I’m I’m about halfway through reading a book called The Two Million-Year-Old Self, by Anthony Stevens, an English Jungian analyst, and am finding the concepts captivating. I thought I’d share a little.
Stevens sheds light on the “ways in which the archaic influences our lives” through a kind of psychic archaeology, delving into the collective unconscious through dream images. Though Jung was derided by many for this idea, it is supported by neuroscientific evidence that dreaming activity begins in the phylogenetically ancient parts of the brain. “To encounter the two million-year-old self within is to experience the phylogeny of our species as a personal revelation,” Stevens writes, yet this primordial figure that is our constant companion is generally unknown to us.

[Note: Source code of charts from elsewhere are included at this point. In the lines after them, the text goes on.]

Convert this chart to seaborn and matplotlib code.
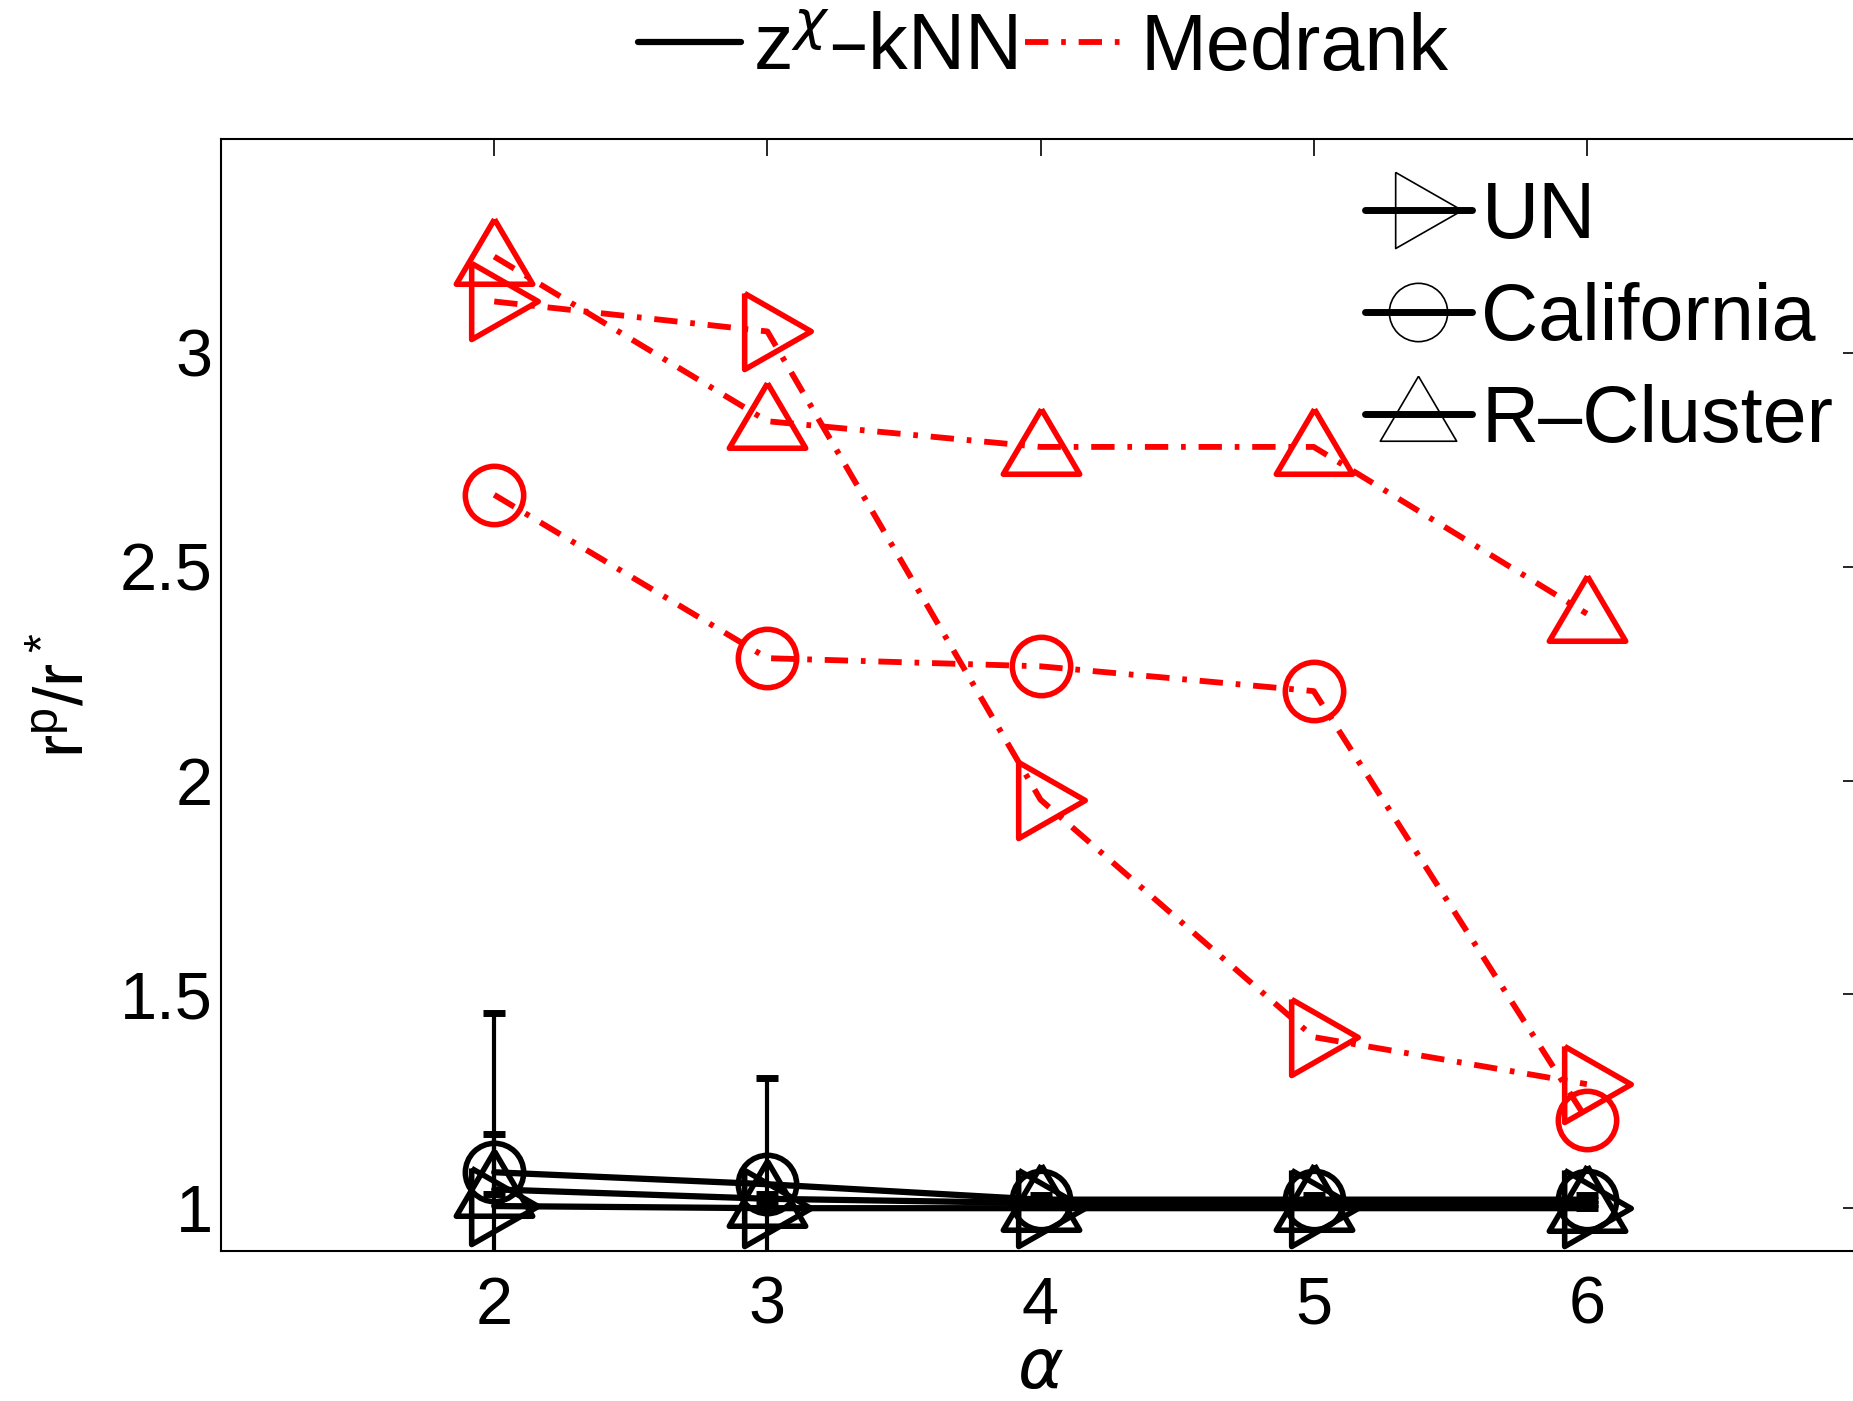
import matplotlib
matplotlib.use("Agg")
import matplotlib.pyplot as plt
from matplotlib.lines import Line2D
import pandas as pd
import seaborn as sns

# x axis values
alpha = [2, 3, 4, 5, 6]
datasets = ["UN", "California", "R–Cluster"]

# z^chi-kNN (black, solid)
zknn_un = [1.005, 1.0, 1.0, 1.0, 1.0]
zknn_cal = [1.084, 1.056, 1.02, 1.02, 1.02]
zknn_rc = [1.044, 1.022, 1.012, 1.012, 1.01]
zknn_cal_err = [0.372, 0.248, 0.01, 0.01, 0.01]
zknn_rc_err = [0.13, 0.01, 0.01, 0.01, 0.01]

# Medrank (red, dash-dot)
med_un = [3.12, 3.05, 1.955, 1.40, 1.29]
med_cal = [2.668, 2.286, 2.267, 2.209, 1.207]
med_rc = [3.225, 2.84, 2.78, 2.78, 2.39]

ytick_vals = [1, 1.5, 2, 2.5, 3]
ytick_labels = ["1", "1.5", "2", "2.5", "3"]

# matlab-like markers (triangles not centred on the point)
tri_right = [(-0.6, 1.0), (1.15, 0.0), (-0.6, -1.0), (-0.6, 1.0)]
tri_up = [(0.0, 1.0), (1.0, -0.7), (-1.0, -0.7), (0.0, 1.0)]
markers = {"UN": tri_right, "California": "o", "R–Cluster": tri_up}
msizes = {"UN": 63, "California": 42, "R–Cluster": 55}

sns.set_style("white")
plt.rcParams['font.family'] = ['Liberation Sans', 'DejaVu Sans']
plt.rcParams['mathtext.fontset'] = 'dejavusans'
plt.rcParams['text.color'] = 'black'
plt.rcParams['axes.labelcolor'] = 'black'

df = pd.DataFrame({
    "alpha": alpha * 6,
    "val": zknn_un + zknn_cal + zknn_rc + med_un + med_cal + med_rc,
    "method": ["zknn"] * 15 + ["med"] * 15,
    "data": (["UN"] * 5 + ["California"] * 5 + ["R–Cluster"] * 5) * 2,
})

fig = plt.figure(figsize=(18.53, 14.01), dpi=100)
ax = fig.add_axes([0.1193, 0.1071, 0.8845, 0.7937])

dashdot = (0, (4, 2.2, 0.8, 2.2))

# black lines
for d in datasets:
    sub = df[(df.method == "zknn") & (df.data == d)]
    sns.lineplot(data=sub, x="alpha", y="val", ax=ax, color="black",
                 linewidth=4.5, marker=markers[d], markersize=msizes[d],
                 markerfacecolor="none", markeredgecolor="black",
                 markeredgewidth=4, legend=False, zorder=3)

ax.errorbar(alpha, zknn_cal, yerr=zknn_cal_err, fmt="none", ecolor="black",
            elinewidth=3, capsize=8, capthick=5, zorder=3)
ax.errorbar(alpha, zknn_rc, yerr=[[0.01] * 5, zknn_rc_err], fmt="none",
            ecolor="black", elinewidth=3, capsize=8, capthick=5, zorder=3)

# red lines
for d in datasets:
    sub = df[(df.method == "med") & (df.data == d)]
    sns.lineplot(data=sub, x="alpha", y="val", ax=ax, color="red",
                 linewidth=4.2, linestyle=dashdot, marker=markers[d],
                 markersize=msizes[d], markerfacecolor="none",
                 markeredgecolor="red", markeredgewidth=4,
                 legend=False, zorder=4)

ax.set_xlim(1, 7)
ax.set_ylim(0.9, 3.5)
ax.set_xticks(alpha)
ax.set_xticklabels([str(a) for a in alpha])
ax.set_yticks(ytick_vals)
ax.set_yticklabels(ytick_labels)
ax.tick_params(direction="in", length=12, width=1.2, top=True, right=True,
               labelsize=48, colors="black")
ax.tick_params(axis="x", pad=18)
ax.tick_params(axis="y", pad=6)
for s in ax.spines.values():
    s.set_visible(True)
    s.set_color("black")
    s.set_linewidth(1.5)

ax.set_xlabel(r"$\alpha$", fontsize=50, labelpad=0)
ax.set_ylabel(r"$\mathregular{r^p/r^*}$", fontsize=50, labelpad=16)

# inner legend: datasets
h_data = [Line2D([], [], color="black", linewidth=5, marker=markers[d],
                 markersize=msizes[d], markerfacecolor="none",
                 markeredgecolor="black", markeredgewidth=1.2)
          for d in datasets]
ax.legend(h_data, datasets, loc="upper left",
          bbox_to_anchor=(1365 / 1853, 1 - 180 / 1401),
          bbox_transform=fig.transFigure, frameon=False, fontsize=57,
          handlelength=1.35, handletextpad=0.12, labelspacing=0.34,
          borderpad=0, borderaxespad=0)

# top legend: methods
h_meth = [Line2D([], [], color="black", linewidth=4.5),
          Line2D([], [], color="red", linewidth=4.2, linestyle=dashdot)]
fig.legend(h_meth, [r"z$^{\chi}$–kNN", "Medrank"], loc="center",
           bbox_to_anchor=(0.563, 0.965), ncol=2, frameon=False, fontsize=57,
           handlelength=1.3, handletextpad=0.15, columnspacing=0.1,
           borderpad=0)

fig.savefig("out.png", dpi=100)
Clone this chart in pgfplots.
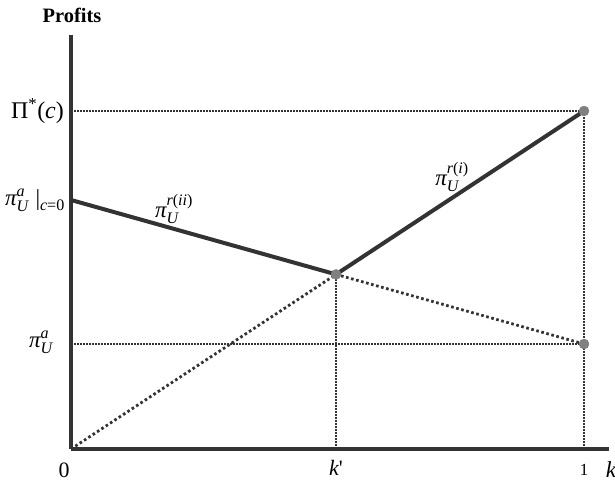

Jung believed that the deeper, evolved intelligence of humankind lies beneath our conscious intelligence, that our private world is built upon a dynamic, universal substratum—the “natural mind.” Stevens proposes that personal and collective healing may well lie in finding this archetype within ourselves. I love that Stevens brings caring for the Earth in as a key point: “We have to change our attitudes, our institutions, and our environment in order to bring the natural life of our species once more into harmony with the natural life of our planet.”
It fascinates me to contemplate our having collective memories from the beginning of our species that emerge in dreams. “In our dreams we participate in our phylogeny … speak to the species.” Hopefully in the second half he reveals some of the signs of this layer in our dreams.